O conceito contemporâneo de Estado é fruto do Iluminismo, sendo desenvolvido nos séculos XVIII e XIX para substituir as formas tradicionais de poder. O poder, antes concentrado em uma figura local com acesso a pessoas devido a propriedades ou ao poder divino, foi sendo distribuído em diversas organizações, de modo racional: câmaras municipais, prefeitos, forças policiais hierarquizadas, cortes, tudo isso sob um governo nacional. Esse processo resultou no maior período de progresso da história da humanidade.
No Brasil, no entanto, esse processo foi mais lento. Em 1889, o país poderia, no papel, ser uma federação, com suas cidades, câmaras, governadores e a subordinação dos estados à capital imperial. Mas, na prática, o poder estava nas mãos de coronéis e suas milícias, que frequentemente violavam a lei para satisfazer seus próprios interesses. Essa realidade piorou durante a Primeira República e só começou a se corrigir no mal chamado período populista de 1930 a 1964, embora o processo ainda não tenha sido completamente finalizado até hoje.

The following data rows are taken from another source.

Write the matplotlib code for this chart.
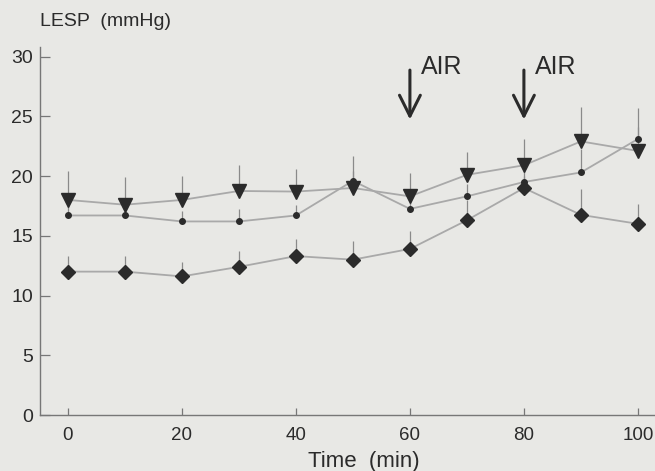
import matplotlib
matplotlib.use('Agg')
import matplotlib.pyplot as plt

plt.rcParams['font.family'] = ['Liberation Sans', 'DejaVu Sans']

# time points (min)
time = [0, 10, 20, 30, 40, 50, 60, 70, 80, 90, 100]

# LESP values (mmHg)
tri = [18.0, 17.6, 18.0, 18.75, 18.7, 19.0, 18.3, 20.1, 20.9, 22.9, 22.1]
tri_err = [2.4, 2.3, 2.0, 2.15, 1.9, 2.7, 1.95, 1.9, 2.2, 2.85, 3.6]

dot = [16.7, 16.7, 16.2, 16.2, 16.7, 19.6, 17.25, 18.3, 19.5, 20.3, 23.1]
dot_err = [0.9, 0.8, 0.9, 1.05, 0.9, 0.8, 1.0, 1.0, 1.2, 2.0, 1.0]

dia = [12.0, 12.0, 11.6, 12.4, 13.3, 13.0, 13.9, 16.3, 19.0, 16.75, 16.0]
dia_err = [1.3, 1.3, 1.2, 1.35, 1.45, 1.6, 1.5, 1.7, 1.0, 2.15, 1.7]

air_times = [60, 80]

bg = '#e8e8e5'
ink = '#2b2b2b'
line_c = '#a9a9a9'
err_c = '#8a8a8a'

fig = plt.figure(figsize=(6.55, 4.71), dpi=100, facecolor=bg)
ax = fig.add_axes([40 / 655, 56 / 471, 1 - 40 / 655, 368 / 471])
ax.set_facecolor(bg)

series = [(tri, tri_err, 'v', 10), (dot, dot_err, 'o', 4), (dia, dia_err, 'D', 7)]
for vals, errs, mk, ms in series:
    # only the upper half of the error bar is drawn
    ax.vlines(time, vals, [v + e for v, e in zip(vals, errs)], color=err_c, lw=0.9, zorder=1)
    ax.plot(time, vals, color=line_c, lw=1.3, zorder=2)
    ax.plot(time, vals, ls='none', marker=mk, ms=ms, color=ink, mec=ink, zorder=3)

for t in air_times:
    ax.annotate('', xy=(t, 24.5), xytext=(t, 29.1),
                arrowprops=dict(arrowstyle='->,head_length=1.5,head_width=0.75', color=ink, lw=2.2))
    ax.text(t + 1.9, 29.1, 'AIR', fontsize=18, color=ink, ha='left', va='center')

ax.set_xlim(-4.9, 103)
ax.set_ylim(0, 30.8)
ax.set_xticks([0, 20, 40, 60, 80, 100])
ax.set_yticks([0, 5, 10, 15, 20, 25, 30])
ax.tick_params(axis='y', direction='in', length=7, width=0.9, color='#777777',
               labelsize=14, labelcolor=ink, pad=5)
ax.tick_params(axis='x', direction='in', length=5, width=0.9, color='#777777',
               labelsize=13.5, labelcolor=ink, pad=9)
for side in ['top', 'right']:
    ax.spines[side].set_visible(False)
for side in ['left', 'bottom']:
    ax.spines[side].set_color('#777777')
    ax.spines[side].set_linewidth(1.0)

fig.text(40 / 655, 1 - 22 / 471, 'LESP  (mmHg)', fontsize=14, color=ink, ha='left', va='center')
fig.text(364 / 655, 1 - 462 / 471, 'Time  (min)', fontsize=16, color=ink, ha='center', va='center')

fig.savefig('out.png', dpi=100, facecolor=bg)
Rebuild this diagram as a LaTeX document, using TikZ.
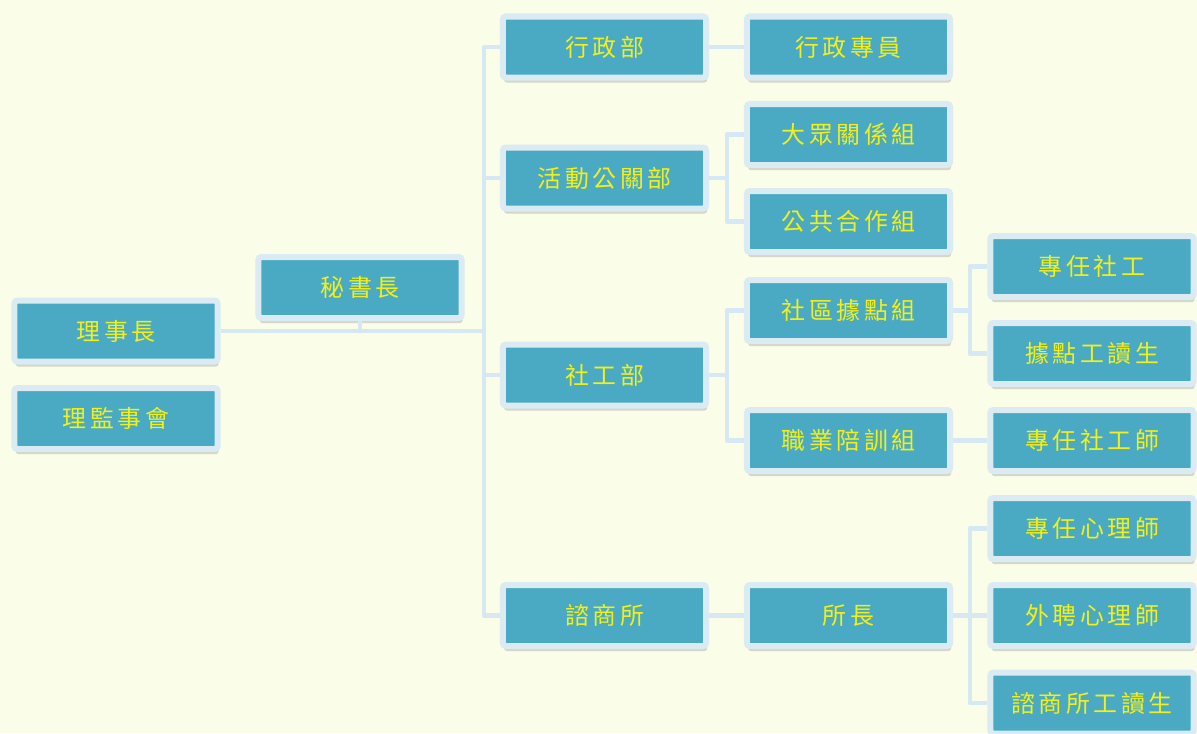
\documentclass[tikz,border=0pt]{standalone}
\usepackage{fontspec}
\usepackage{tikz}
\usetikzlibrary{shadows,calc}
\newfontfamily\cjk[LetterSpace=15]{Noto Sans CJK TC}
\definecolor{bgcream}{RGB}{250,253,232}
\definecolor{boxblue}{RGB}{74,170,196}
\definecolor{boxedge}{RGB}{218,235,243}
\definecolor{linkblue}{RGB}{214,232,241}
\definecolor{textyellow}{RGB}{242,240,24}
\tikzstyle{post}=[draw=boxedge, fill=boxblue, line width=0.15cm,
  minimum width=5.075cm, minimum height=1.525cm, rounded corners=2pt,
  inner sep=0pt, text=textyellow,
  drop shadow={shadow xshift=0.8pt, shadow yshift=-3.6pt, opacity=0.3}]
\tikzstyle{link}=[draw, color=linkblue, line width=0.11cm, line join=round]
\newcommand{\textsize}{\fontsize{17}{20}\selectfont}
\newcommand{\orgbox}[2]{node (#1) [post] {{\cjk\textsize #2}}}

\begin{document}
\begin{tikzpicture}[x=0.025cm,y=-0.025cm]

  % Background
  \path[fill=bgcream, use as bounding box] (0,0) rectangle (1197,733);

  % Board and secretary general
  \path (116,331) \orgbox{chair}{理事長};
  \path (116,418.5) \orgbox{board}{理監事會};
  \path (360,287.5) \orgbox{secgen}{秘書長};
  \coordinate (trunk) at (484,330);

  % Departments
  \path (604.5,47) \orgbox{admin}{行政部};
  \path (604.5,178) \orgbox{pr}{活動公關部};
  \path (604.5,375) \orgbox{social}{社工部};
  \path (604.5,615.5) \orgbox{counsel}{諮商所};

  % Groups
  \path (848.5,47) \orgbox{adminstaff}{行政專員};
  \path (848.5,134.5) \orgbox{media}{大眾關係組};
  \path (848.5,221.5) \orgbox{coop}{公共合作組};
  \path (848.5,310.5) \orgbox{community}{社區據點組};
  \path (848.5,440.5) \orgbox{training}{職業陪訓組};
  \path (848.5,615.5) \orgbox{director}{所長};

  % Staff
  \path (1092,266.5) \orgbox{sw}{專任社工};
  \path (1092,353.5) \orgbox{swpart}{據點工讀生};
  \path (1092,440.5) \orgbox{swtrain}{專任社工師};
  \path (1092,528.5) \orgbox{psy}{專任心理師};
  \path (1092,615.5) \orgbox{psyext}{外聘心理師};
  \path (1092,703) \orgbox{cstudent}{諮商所工讀生};

  % Draw links between boxes
  \path [link] (secgen.south) -- (secgen.south |- trunk);
  \foreach \dept in {admin,pr,social,counsel}
    \path [link] (chair.east) -| (trunk) |- (\dept.west);
  \path [link] (admin.east) -- (adminstaff.west);
  \foreach \grp in {media,coop}
    \path [link] (pr.east) -- ++(18,0) |- (\grp.west);
  \foreach \grp in {community,training}
    \path [link] (social.east) -- ++(18,0) |- (\grp.west);
  \foreach \staff in {sw,swpart}
    \path [link] (community.east) -- ++(17,0) |- (\staff.west);
  \path [link] (training.east) -- (swtrain.west);
  \path [link] (counsel.east) -- (director.west);
  \foreach \staff in {psy,psyext,cstudent}
    \path [link] (director.east) -- ++(17,0) |- (\staff.west);

\end{tikzpicture}
\end{document}
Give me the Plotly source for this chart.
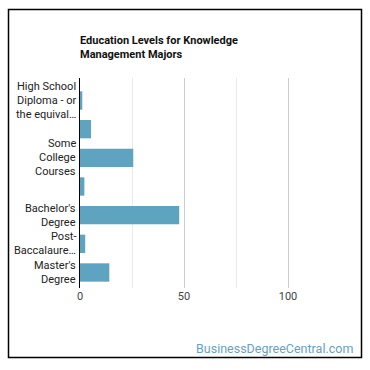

Chegamos, então, ao último Estado tradicional das Américas: a Colômbia. A Colômbia nunca teve um Getúlio Vargas; o mais próximo disso foi Jorge Eliecer Gaitán, que foi assassinado antes de ser eleito. O país nunca passou por uma centralização de poder, nunca atingiu o monopólio estatal da violência, nunca completou o processo de burocratização. Regiões inteiras ainda estão sob o domínio de coronéis locais, que ignoram a autoridade do governo central, possuindo suas próprias milícias que lutam contra outros coronéis e contra as FARC, demonstrando que o Estado não se estende até o interior do país. “La Patria Boba” é como chamam sua nação: um país sem Estado, tradicional no sentido negativo da palavra, que nunca alcançou nem a democracia liberal, nem uma alternativa viável a ela. É um reflexo vivo e atual do que ocorre quando o Estado Nacional não é consolidado. A Colômbia é um exemplo claro do que o Brasil poderia ter se tornado, caso não tivesse avançado nas últimas décadas e do que pode vir a ser, à medida em que certos marcos históricos são abandonados.
Por mais que a atual situação no Brasil atualmente não seja das melhores (afinal, já estivemos em momentos mais favoráveis), não enfrentamos problemas como a falta de câmaras municipais, nem a presença de senhores de guerra controlando regiões inteiras, junto a suas populações e cadeias produtivas. Temos, é verdade, “estados nas sombras”, que, a longo prazo, ameaçam competir diretamente contra o Estado, em aberta guerra civil.
Todo esse sistema foi fruto de um processo iniciado pela Revolução de 1930 e seus sucessores trabalhistas e aliados, consolidando as grandes instituições nacionais durante a Era Vargas e sendo democratizadas e universalizadas a partir da Quarta República, com planos de metas, quotas, programas de alfabetização, expansão da saúde e educação. O Brasil pode ter um Estado que ainda têm sérias deficiências mas tem um Estado, e isso é fruto de um avanço civilizacional. Ao olharmos para a Colômbia, com a mais longa guerra civil da história, com seu território invadido por um país vizinho, com ondas de refugiados fugindo de regiões afetadas, e carteis e coronéis lutando pelo poder em várias partes da nação, temos muito a agradecer por não precisarmos enfrentar esse caos, e nos manter vigilantes para a defesa e retomada do que foi construído.